▶ SET EXERCISE
Extract the data exactly, missing nothing.

▶ SOURCE MATERIAL

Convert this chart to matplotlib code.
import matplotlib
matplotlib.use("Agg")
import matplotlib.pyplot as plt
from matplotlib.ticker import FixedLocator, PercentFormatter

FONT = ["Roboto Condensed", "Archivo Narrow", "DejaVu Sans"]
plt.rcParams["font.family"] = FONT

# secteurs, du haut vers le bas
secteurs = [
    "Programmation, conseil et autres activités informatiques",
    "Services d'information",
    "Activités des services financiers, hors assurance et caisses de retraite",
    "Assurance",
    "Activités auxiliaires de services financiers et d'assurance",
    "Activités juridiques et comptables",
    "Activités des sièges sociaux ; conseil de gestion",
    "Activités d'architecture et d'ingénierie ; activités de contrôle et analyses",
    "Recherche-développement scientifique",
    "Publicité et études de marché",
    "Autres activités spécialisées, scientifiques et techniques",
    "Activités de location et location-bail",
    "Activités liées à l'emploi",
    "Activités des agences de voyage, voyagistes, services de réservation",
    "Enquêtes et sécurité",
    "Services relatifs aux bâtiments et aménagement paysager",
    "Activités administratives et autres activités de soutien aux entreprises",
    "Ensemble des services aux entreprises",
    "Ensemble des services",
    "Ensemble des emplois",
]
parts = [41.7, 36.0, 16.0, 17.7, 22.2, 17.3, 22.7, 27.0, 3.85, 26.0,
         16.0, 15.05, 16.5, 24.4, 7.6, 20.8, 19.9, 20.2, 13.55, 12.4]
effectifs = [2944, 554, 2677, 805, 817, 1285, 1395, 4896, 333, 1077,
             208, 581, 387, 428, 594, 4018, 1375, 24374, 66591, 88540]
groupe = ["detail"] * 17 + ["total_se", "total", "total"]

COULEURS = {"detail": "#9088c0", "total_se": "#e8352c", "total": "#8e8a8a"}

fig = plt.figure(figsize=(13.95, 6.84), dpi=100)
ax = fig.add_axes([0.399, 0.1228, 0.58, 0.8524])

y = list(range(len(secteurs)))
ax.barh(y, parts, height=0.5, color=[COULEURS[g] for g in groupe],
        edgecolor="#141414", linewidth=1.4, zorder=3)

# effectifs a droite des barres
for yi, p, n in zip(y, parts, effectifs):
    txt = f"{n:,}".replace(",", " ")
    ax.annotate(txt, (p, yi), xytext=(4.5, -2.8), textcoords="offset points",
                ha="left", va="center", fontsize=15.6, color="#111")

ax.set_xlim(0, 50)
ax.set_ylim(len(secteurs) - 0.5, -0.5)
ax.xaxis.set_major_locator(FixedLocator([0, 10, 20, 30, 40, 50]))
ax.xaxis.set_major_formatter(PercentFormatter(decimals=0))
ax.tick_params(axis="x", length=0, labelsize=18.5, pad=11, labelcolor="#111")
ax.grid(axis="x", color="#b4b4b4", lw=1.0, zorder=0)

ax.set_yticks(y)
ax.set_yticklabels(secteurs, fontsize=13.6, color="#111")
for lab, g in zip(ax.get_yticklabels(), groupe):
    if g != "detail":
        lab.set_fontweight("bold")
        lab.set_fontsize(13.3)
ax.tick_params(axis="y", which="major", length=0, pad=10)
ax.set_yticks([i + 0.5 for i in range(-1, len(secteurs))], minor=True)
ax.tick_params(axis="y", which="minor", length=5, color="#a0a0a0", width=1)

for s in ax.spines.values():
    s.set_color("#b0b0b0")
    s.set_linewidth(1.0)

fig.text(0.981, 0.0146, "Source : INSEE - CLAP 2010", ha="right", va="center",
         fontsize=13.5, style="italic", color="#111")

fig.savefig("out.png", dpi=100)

▶ FINAL ANSWER
Convert this chart to matplotlib code.
import matplotlib
matplotlib.use("Agg")
import matplotlib.pyplot as plt
from matplotlib.ticker import FixedLocator, PercentFormatter

FONT = ["Roboto Condensed", "Archivo Narrow", "DejaVu Sans"]
plt.rcParams["font.family"] = FONT

# secteurs, du haut vers le bas
secteurs = [
    "Programmation, conseil et autres activités informatiques",
    "Services d'information",
    "Activités des services financiers, hors assurance et caisses de retraite",
    "Assurance",
    "Activités auxiliaires de services financiers et d'assurance",
    "Activités juridiques et comptables",
    "Activités des sièges sociaux ; conseil de gestion",
    "Activités d'architecture et d'ingénierie ; activités de contrôle et analyses",
    "Recherche-développement scientifique",
    "Publicité et études de marché",
    "Autres activités spécialisées, scientifiques et techniques",
    "Activités de location et location-bail",
    "Activités liées à l'emploi",
    "Activités des agences de voyage, voyagistes, services de réservation",
    "Enquêtes et sécurité",
    "Services relatifs aux bâtiments et aménagement paysager",
    "Activités administratives et autres activités de soutien aux entreprises",
    "Ensemble des services aux entreprises",
    "Ensemble des services",
    "Ensemble des emplois",
]
parts = [41.7, 36.0, 16.0, 17.7, 22.2, 17.3, 22.7, 27.0, 3.85, 26.0,
         16.0, 15.05, 16.5, 24.4, 7.6, 20.8, 19.9, 20.2, 13.55, 12.4]
effectifs = [2944, 554, 2677, 805, 817, 1285, 1395, 4896, 333, 1077,
             208, 581, 387, 428, 594, 4018, 1375, 24374, 66591, 88540]
groupe = ["detail"] * 17 + ["total_se", "total", "total"]

COULEURS = {"detail": "#9088c0", "total_se": "#e8352c", "total": "#8e8a8a"}

fig = plt.figure(figsize=(13.95, 6.84), dpi=100)
ax = fig.add_axes([0.399, 0.1228, 0.58, 0.8524])

y = list(range(len(secteurs)))
ax.barh(y, parts, height=0.5, color=[COULEURS[g] for g in groupe],
        edgecolor="#141414", linewidth=1.4, zorder=3)

# effectifs a droite des barres
for yi, p, n in zip(y, parts, effectifs):
    txt = f"{n:,}".replace(",", " ")
    ax.annotate(txt, (p, yi), xytext=(4.5, -2.8), textcoords="offset points",
                ha="left", va="center", fontsize=15.6, color="#111")

ax.set_xlim(0, 50)
ax.set_ylim(len(secteurs) - 0.5, -0.5)
ax.xaxis.set_major_locator(FixedLocator([0, 10, 20, 30, 40, 50]))
ax.xaxis.set_major_formatter(PercentFormatter(decimals=0))
ax.tick_params(axis="x", length=0, labelsize=18.5, pad=11, labelcolor="#111")
ax.grid(axis="x", color="#b4b4b4", lw=1.0, zorder=0)

ax.set_yticks(y)
ax.set_yticklabels(secteurs, fontsize=13.6, color="#111")
for lab, g in zip(ax.get_yticklabels(), groupe):
    if g != "detail":
        lab.set_fontweight("bold")
        lab.set_fontsize(13.3)
ax.tick_params(axis="y", which="major", length=0, pad=10)
ax.set_yticks([i + 0.5 for i in range(-1, len(secteurs))], minor=True)
ax.tick_params(axis="y", which="minor", length=5, color="#a0a0a0", width=1)

for s in ax.spines.values():
    s.set_color("#b0b0b0")
    s.set_linewidth(1.0)

fig.text(0.981, 0.0146, "Source : INSEE - CLAP 2010", ha="right", va="center",
         fontsize=13.5, style="italic", color="#111")

fig.savefig("out.png", dpi=100)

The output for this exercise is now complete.